Patut dicatat juga, dengan jarak tanam 5×10m seperti di atas, maka masih bisa didapat penghasilan tambahan dari tanaman tumpang sari. Tidak seperti sawit, aren adalah jenis tanaman yang familiar dengan tanaman tumpang sari dibawahnya. Berbagai jenis palawija hingga kopi masih dapat tumbuh dengan baik di sela tanaman aren, bahkan hingga aren berproduksi. Sebenarnya, aren akan makin baik produksi niranya, bila tanah tempatnya tumbuh digemburkan secara berkala, yaitu saat anda akan menanam palawija.
 
Adapun jenis palawija yang direkomendasikan adalah ubi kayu jenis ubi racun alias ubi begog.
Namun jika mau intensif memanfaatkan tanah pertanian di sela pohon aren, maka anda bisa membuat pembibitan tanaman lain, kelapa sawit misalnya. Mau lebih mantap lagi? Tanam nilam.
Seterusnya, bagaimana hitungan hasil aren ini hingga penanamnya bisa menjadi miliarder seperti yang disebutkan di awal pembuka kata?
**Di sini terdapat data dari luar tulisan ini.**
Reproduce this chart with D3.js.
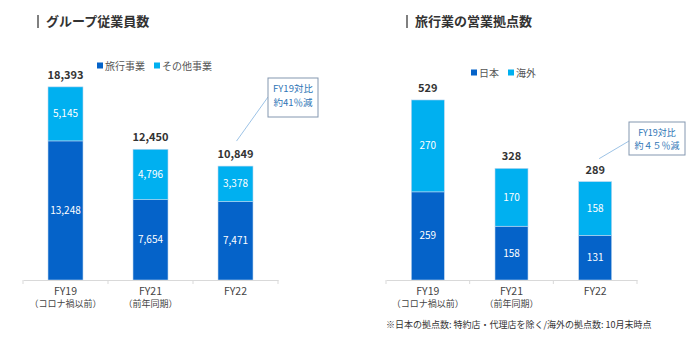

Hitungannya begini : 1ha = 10.000m2.
10.000:50=200 pohon aren.
200:50%=100 pohon disadap dalam satu waktu.
100×6 liter nira = 600 liter = 150kg gula aren x Rp.25.000 = Rp.3.750.000/hari.

Biaya keluar = gaji 15 orang penyadap x rp.90.000 = Rp.1.350.000 + (gaji 3 orang tukang masak x Rp.75.000 = Rp.225.000) = Rp.1.575.000.
Ditambah biaya beli kayu bakar atau gas 3 kg sebanyak 3 tabung = Rp.51.000.
Jadi 1.575.000 + 51.000 = total pengeluaran harian 1.626.000.

Maka penghasilan bersih perhari : 3.750.000-1.626.000 = 2.124.000 rupiah.
Rp.2.124.000 x 365 hari ( penyadapan tidak bisa terhenti meski hanya satu hari saja, bisa merusak tandan yang tengah dalam sadapan ) = Rp.775.260.000/ tahun. Nah, dalam dua tahun panen saja, anda sudah bisa jadi MILIARDER !

Hitung-hitungan di atas bukan khayalan atau dimark up gaya pejabat korup, tetapi aktual berdasarkan pengalaman para penyadap di daerah kami.

Coba perhatikan hal krusial ini : di daerah kami, Kab. Batu Bara, Sumut, 10 m dpl, satu pohon aren hanya menghasilkan 6 liter nira perpohon perhari. 4 liter dari sadapan sore, 2 liter dari sadapan pagi. Tapi memang rendemennya sangat tinggi, 25%. (memang ada kiat khusus dari penyadap, yang ‘belum’ bisa kami paparkan di sini). Di daerah lain, umumnya satu pohon aren menghasilkan 15-20 liter nira perhari dengan rendemen 15%.

Jika mengikut hasil dari daerah lain itu, maka akan didapat hasil gula yang lebih banyak, namun pengeluaran untuk membeli gas dan upah memasak juga akan membengkak. Jadi, hasil akhirnya akan lebih kurang sama : jadi miliarder dalam waktu 2 tahun panen.

Terakhir, kita sampai pada pertanyaan terpenting : Apa sebab tiga 0rang penyadap aren tadi, sudah puluhan tahun menyadap aren, koq tidak juga jadi jutawan apalagi miliarder?
Jawabannya : karena mereka hanya memiliki 4 sampai delapan batang pohon aren, yang berarti hanya menyadap 2-4 pohon setiap satuan waktu.

Apa mereka punya tanah pertanian? Ya, punya.
Koq tidak ditanami aren?
Entah, mungkin mereka serius tidak mau kaya raya.

Anda bagaimana?
Mengenai bagaimana membudidayakan tanaman aren, Insya Allah akan kami tulis di Kompasiana ini secara terpisah.

 (Artikel ini diturunkan untuk menghormati Bapak Ir.H.Dian Kusumanto).